Fear is the most powerful motivation of personal change, but the change remains only as long as the fear does.
We are all very familiar with fear and how it can cause any one to fall in line “or else”. We invoke it as parents when wanting to get our kids to do or stop doing something immediately, we invoke it in employees or peers for similar reasons by using threats, and we produce it in partners, especially when threatening to leave. Law enforcement in our society is based on threats of punishment and fear, as is discipline in schools. And, almost always we get the results we want, at least in the short run.
So, what’s the problem? The problem is that fear is always in response to external threats of punishment and as soon as the threat disappears, so does the fear, and we tend to return to the ways we were before the fear was produced. This is elementary human behavior, as well as all animal behavior: we always return to the most powerfully learned habits of behaving when in neuteral situations. Although many of our social systems try to make changes in the behaviors of people by interventions with threat and fear and then “teaching” them more acceptable ways of acting, those lessons do not stick as long as fear remains the primary motivator because the individuals put all their energies into learning how to “play the game” rather than accepting and internalizing the new information.
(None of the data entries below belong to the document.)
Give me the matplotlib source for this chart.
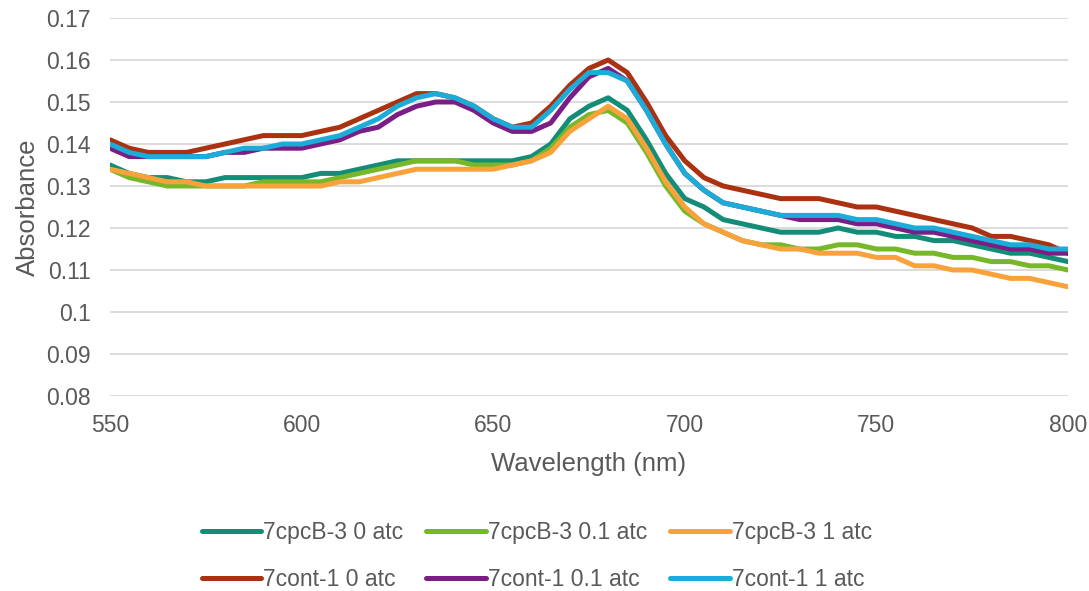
import matplotlib
matplotlib.use("Agg")
import matplotlib.pyplot as plt

wavelength = list(range(550, 801, 5))

cpcb_0 = [.135, .133, .132, .132, .131, .131, .132, .132, .132, .132,
          .132, .133, .133, .134, .135, .136, .136, .136, .136, .136,
          .136, .136, .137, .140, .146, .149, .151, .148, .141, .133,
          .127, .125, .122, .121, .120, .119, .119, .119, .120, .119,
          .119, .118, .118, .117, .117, .116, .115, .114, .114, .113, .112]
cpcb_01 = [.134, .132, .131, .130, .130, .130, .130, .130, .131, .131,
           .131, .131, .132, .133, .134, .135, .136, .136, .136, .135,
           .135, .135, .136, .139, .144, .147, .148, .145, .138, .130,
           .124, .121, .119, .117, .116, .116, .115, .115, .116, .116,
           .115, .115, .114, .114, .113, .113, .112, .112, .111, .111, .110]
cpcb_1 = [.134, .133, .132, .131, .131, .130, .130, .130, .130, .130,
          .130, .130, .131, .131, .132, .133, .134, .134, .134, .134,
          .134, .135, .136, .138, .143, .146, .149, .146, .139, .131,
          .125, .121, .119, .117, .116, .115, .115, .114, .114, .114,
          .113, .113, .111, .111, .110, .110, .109, .108, .108, .107, .106]
cont_0 = [.141, .139, .138, .138, .138, .139, .140, .141, .142, .142,
          .142, .143, .144, .146, .148, .150, .152, .152, .151, .149,
          .146, .144, .145, .149, .154, .158, .160, .157, .150, .142,
          .136, .132, .130, .129, .128, .127, .127, .127, .126, .125,
          .125, .124, .123, .122, .121, .120, .118, .118, .117, .116, .114]
cont_01 = [.139, .137, .137, .137, .137, .137, .138, .138, .139, .139,
           .139, .140, .141, .143, .144, .147, .149, .150, .150, .148,
           .145, .143, .143, .145, .151, .156, .158, .155, .148, .140,
           .133, .129, .126, .125, .124, .123, .122, .122, .122, .121,
           .121, .120, .119, .119, .118, .117, .116, .115, .115, .114, .114]
cont_1 = [.140, .138, .137, .137, .137, .137, .138, .139, .139, .140,
          .140, .141, .142, .144, .146, .149, .151, .152, .151, .149,
          .146, .144, .144, .148, .153, .157, .157, .155, .148, .140,
          .133, .129, .126, .125, .124, .123, .123, .123, .123, .122,
          .122, .121, .120, .120, .119, .118, .117, .116, .116, .115, .115]

labels = ["7cpcB-3 0 atc", "7cpcB-3 0.1 atc", "7cpcB-3 1 atc",
          "7cont-1 0 atc", "7cont-1 0.1 atc", "7cont-1 1 atc"]
colors = ["#138C78", "#76B82A", "#F9A23C", "#AA3210", "#7A1E86", "#1BADD8"]
series = [cpcb_0, cpcb_01, cpcb_1, cont_0, cont_01, cont_1]

x_ticks = [550, 600, 650, 700, 750, 800]
y_ticks = [0.08, 0.09, 0.10, 0.11, 0.12, 0.13, 0.14, 0.15, 0.16, 0.17]
y_tick_labels = ["0.08", "0.09", "0.1", "0.11", "0.12", "0.13", "0.14", "0.15", "0.16", "0.17"]

plt.rcParams['font.family'] = ['Liberation Sans', 'DejaVu Sans']
txt = "#595959"

fig = plt.figure(figsize=(10.89, 5.91), dpi=100)
ax = fig.add_axes([110/1089, 1-396/591, (1068-110)/1089, (396-18)/591])

lines = []
for i in range(len(series)):
    ln, = ax.plot(wavelength, series[i], color=colors[i], lw=3.6, label=labels[i],
                  solid_joinstyle='round', solid_capstyle='round')
    lines.append(ln)

ax.set_xlim(550, 800)
ax.set_ylim(0.08, 0.17)
ax.set_xticks(x_ticks)
ax.set_xticklabels([str(v) for v in x_ticks])
ax.set_yticks(y_ticks)
ax.set_yticklabels(y_tick_labels)
ax.tick_params(axis='both', length=0, labelsize=16.5, colors=txt)
ax.tick_params(axis='x', pad=13)
ax.tick_params(axis='y', pad=14)
ax.grid(axis='y', color='#D9D9D9', lw=1.3)
ax.set_axisbelow(True)
for s in ax.spines.values():
    s.set_visible(False)

ax.set_xlabel("Wavelength (nm)", fontsize=18.5, color=txt, labelpad=11)
ax.set_ylabel("Absorbance", fontsize=18.5, color=txt, labelpad=4)

# row-wise ordering for a 3-column, 2-row legend
idx = [0, 3, 1, 4, 2, 5]
leg = fig.legend(handles=[lines[i] for i in idx], labels=[labels[i] for i in idx],
                 ncol=3, loc='center', bbox_to_anchor=(537/1089, 1-556/591),
                 frameon=False, fontsize=16.5, handlelength=2.6, handletextpad=0.1,
                 columnspacing=1.0, labelspacing=1.05)
for t in leg.get_texts():
    t.set_color(txt)

fig.savefig("out.png", dpi=100)
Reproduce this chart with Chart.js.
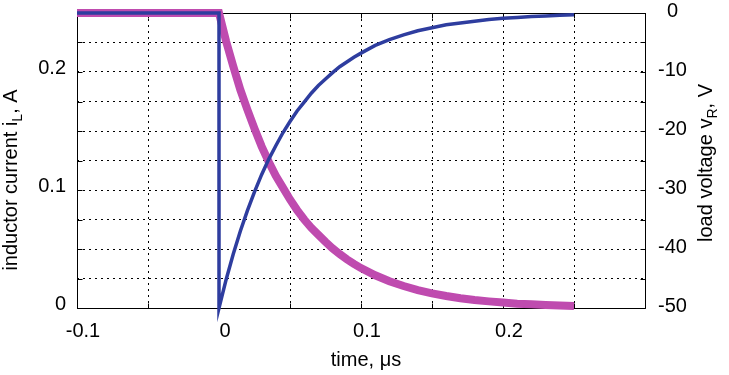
<!DOCTYPE html>
<html>
<head>
<meta charset="utf-8">
<script src="https://cdn.jsdelivr.net/npm/chart.js@4"></script>
<style>
  html, body { margin: 0; padding: 0; background: #fff; }
  #wrap { width: 729px; height: 375px; }
</style>
</head>
<body>
<div id="wrap"><canvas id="c" width="729" height="375"></canvas></div>
<script>
// ---- data ----
const preTime = [-0.1, 0];
const preCurrent = [0.25, 0.25];
const preVoltage = [0, 0];
const decayTime = [0, 0.005, 0.01, 0.015, 0.02, 0.025, 0.03, 0.035, 0.04, 0.045, 0.05,
  0.055, 0.06, 0.065, 0.07, 0.075, 0.08, 0.085, 0.09, 0.095, 0.1,
  0.11, 0.12, 0.13, 0.14, 0.15, 0.16, 0.17, 0.18, 0.19, 0.2,
  0.21, 0.22, 0.23, 0.24, 0.25];
const inductorCurrent = [0.25, 0.226, 0.205, 0.185, 0.168, 0.152, 0.137, 0.124, 0.112, 0.102, 0.092,
  0.083, 0.075, 0.068, 0.062, 0.056, 0.0505, 0.0457, 0.0413, 0.0374, 0.0338,
  0.0277, 0.0227, 0.0186, 0.0152, 0.0124, 0.0102, 0.0083, 0.0068, 0.0056, 0.0046,
  0.0037, 0.0031, 0.0025, 0.0021, 0.0017];
const loadVoltage = [-50, -45.2, -40.9, -37.0, -33.5, -30.3, -27.4, -24.8, -22.5, -20.3, -18.4,
  -16.6, -15.1, -13.6, -12.3, -11.2, -10.1, -9.1, -8.3, -7.5, -6.8,
  -5.5, -4.5, -3.7, -3.0, -2.5, -2.0, -1.7, -1.4, -1.1, -0.9,
  -0.75, -0.6, -0.5, -0.4, -0.3];
const xTickLabels = [-0.1, 0, 0.1, 0.2];
const leftTickLabels = [0, 0.1, 0.2];
const rightTickLabels = [0, -10, -20, -30, -40, -50];
const xTitle = 'time, \u03bcs';
const leftTitle = ['inductor current i', 'L', ', A'];
const rightTitle = ['load voltage v', 'R', ', V'];

// ---- build point lists ----
const currentPts = preTime.map((t, i) => ({x: t, y: preCurrent[i]}))
  .concat(decayTime.map((t, i) => ({x: t, y: inductorCurrent[i]})));
const voltagePts = preTime.map((t, i) => ({x: t, y: preVoltage[i]}))
  .concat(decayTime.map((t, i) => ({x: t, y: loadVoltage[i]})));

const FONT = "'Liberation Sans', Arial, sans-serif";
Chart.defaults.font.family = FONT;
Chart.defaults.font.size = 20;
Chart.defaults.color = '#000';

const framePlugin = {
  id: 'frame',
  beforeDatasetsDraw(chart) {
    const {ctx, chartArea: a} = chart;
    ctx.save();
    ctx.strokeStyle = '#000';
    ctx.lineWidth = 1;
    ctx.setLineDash([]);
    ctx.beginPath();
    const L = Math.round(a.left) + 0.5, R = Math.round(a.right) + 0.5;
    const T = Math.round(a.top) + 0.5, B = Math.round(a.bottom) + 0.5;
    ctx.rect(L, T, R - L, B - T);
    const xs = chart.scales.x, ys = chart.scales.y;
    xs.ticks.forEach(t => {
      const px = Math.round(xs.getPixelForValue(t.value)) + 0.5;
      ctx.moveTo(px, B); ctx.lineTo(px, B - 5);
      ctx.moveTo(px, T); ctx.lineTo(px, T + 5);
    });
    ys.ticks.forEach(t => {
      const py = Math.round(ys.getPixelForValue(t.value)) + 0.5;
      ctx.moveTo(L, py); ctx.lineTo(L + 5, py);
      ctx.moveTo(R, py); ctx.lineTo(R - 5, py);
    });
    ctx.stroke();
    ctx.restore();
  },
  afterDraw(chart) {
    const {ctx, chartArea: a} = chart;
    ctx.save();
    ctx.fillStyle = '#000';
    ctx.textBaseline = 'alphabetic';
    ctx.font = '20px ' + FONT;
    ctx.textAlign = 'center';
    ctx.fillText(xTitle, (a.left + a.right) / 2 + 5, 366);
    function rotTitle(parts, cy, baseX) {
      ctx.save();
      ctx.translate(baseX, cy);
      ctx.rotate(-Math.PI / 2);
      ctx.textAlign = 'left';
      ctx.font = '20px ' + FONT;
      const w0 = ctx.measureText(parts[0]).width;
      const w2 = ctx.measureText(parts[2]).width;
      ctx.font = '14px ' + FONT;
      const w1 = ctx.measureText(parts[1]).width;
      const total = w0 + w1 + w2;
      let x = -total / 2;
      ctx.font = '20px ' + FONT;
      ctx.fillText(parts[0], x, 0); x += w0;
      ctx.font = '14px ' + FONT;
      ctx.fillText(parts[1], x, 5); x += w1;
      ctx.font = '20px ' + FONT;
      ctx.fillText(parts[2], x, 0);
      ctx.restore();
    }
    rotTitle(leftTitle, 180, 17);
    rotTitle(rightTitle, 163, 712);
    ctx.restore();
  }
};

function zeroPad(s) { s.paddingTop = 0; s.paddingBottom = 0; s.paddingLeft = 0; s.paddingRight = 0; }

new Chart(document.getElementById('c'), {
  type: 'line',
  data: {
    datasets: [
      {
        label: 'load voltage',
        data: voltagePts,
        yAxisID: 'y2',
        borderColor: '#2E3D9F',
        borderWidth: 3.5,
        pointRadius: 0,
        tension: 0,
        fill: false,
        clip: false,
        borderJoinStyle: 'miter'
      },
      {
        label: 'inductor current',
        data: currentPts,
        yAxisID: 'y',
        borderColor: '#BF4BAF',
        borderWidth: 8,
        pointRadius: 0,
        tension: 0,
        fill: false,
        clip: false,
        borderJoinStyle: 'miter',
        borderCapStyle: 'butt'
      }
    ]
  },
  options: {
    responsive: false,
    animation: false,
    events: [],
    layout: { padding: { top: 13, left: 0, right: 0, bottom: 0 } },
    plugins: { legend: { display: false }, tooltip: { enabled: false } },
    scales: {
      x: {
        type: 'linear',
        min: -0.1, max: 0.3,
        afterFit(s) { s.height = 67; zeroPad(s); },
        border: { display: false, dash: [2, 4] },
        grid: { color: '#000', lineWidth: 1, drawTicks: false },
        ticks: {
          stepSize: 0.05,
          padding: 11,
          labelOffset: 6,
          maxRotation: 0,
          autoSkip: false,
          callback(v) {
            const hit = xTickLabels.find(a => Math.abs(a - v) < 1e-6);
            return hit === undefined ? '' : String(hit);
          }
        }
      },
      y: {
        position: 'left',
        min: 0, max: 0.25,
        afterFit(s) { s.width = 77; zeroPad(s); },
        border: { display: false, dash: [2, 4] },
        grid: { color: '#000', lineWidth: 1, drawTicks: false },
        ticks: {
          stepSize: 0.025,
          padding: 11,
          labelOffset: -4,
          autoSkip: false,
          callback(v) {
            const hit = leftTickLabels.find(a => Math.abs(a - v) < 1e-6);
            return hit === undefined ? '' : String(hit);
          }
        }
      },
      y2: {
        position: 'right',
        min: -50, max: 0,
        afterFit(s) { s.width = 84; zeroPad(s); },
        border: { display: false },
        grid: { drawOnChartArea: false, drawTicks: false },
        ticks: {
          stepSize: 5,
          padding: 13,
          labelOffset: -2,
          crossAlign: 'center',
          autoSkip: false,
          callback(v) {
            const hit = rightTickLabels.find(a => Math.abs(a - v) < 1e-6);
            return hit === undefined ? '' : String(hit);
          }
        }
      }
    }
  },
  plugins: [framePlugin]
});
</script>
</body>
</html>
So, what works? Invoking fear with threats is a useful tool to stop a person from whatever they are doing and get their attention. Once that’s done, the only way to get that person to accept and internalize new ways of thinking and acting is to have them see you as someone genuinely interested in their best interest and not threatening, and to see the new information being presented to them as truly beneficial to enhancing their lives realistically. And, if that can be accomplished, in order to complete the change in another individual, he or she would have to be given the opportunity to try and retry the new behaviors, with an understanding that they may have old behavior relapses at times, but would be given encouragement, support, and reasonable rewards for returning to and continuing to practice and develop the new behaviors until they become the most prominent habitual styles of acting.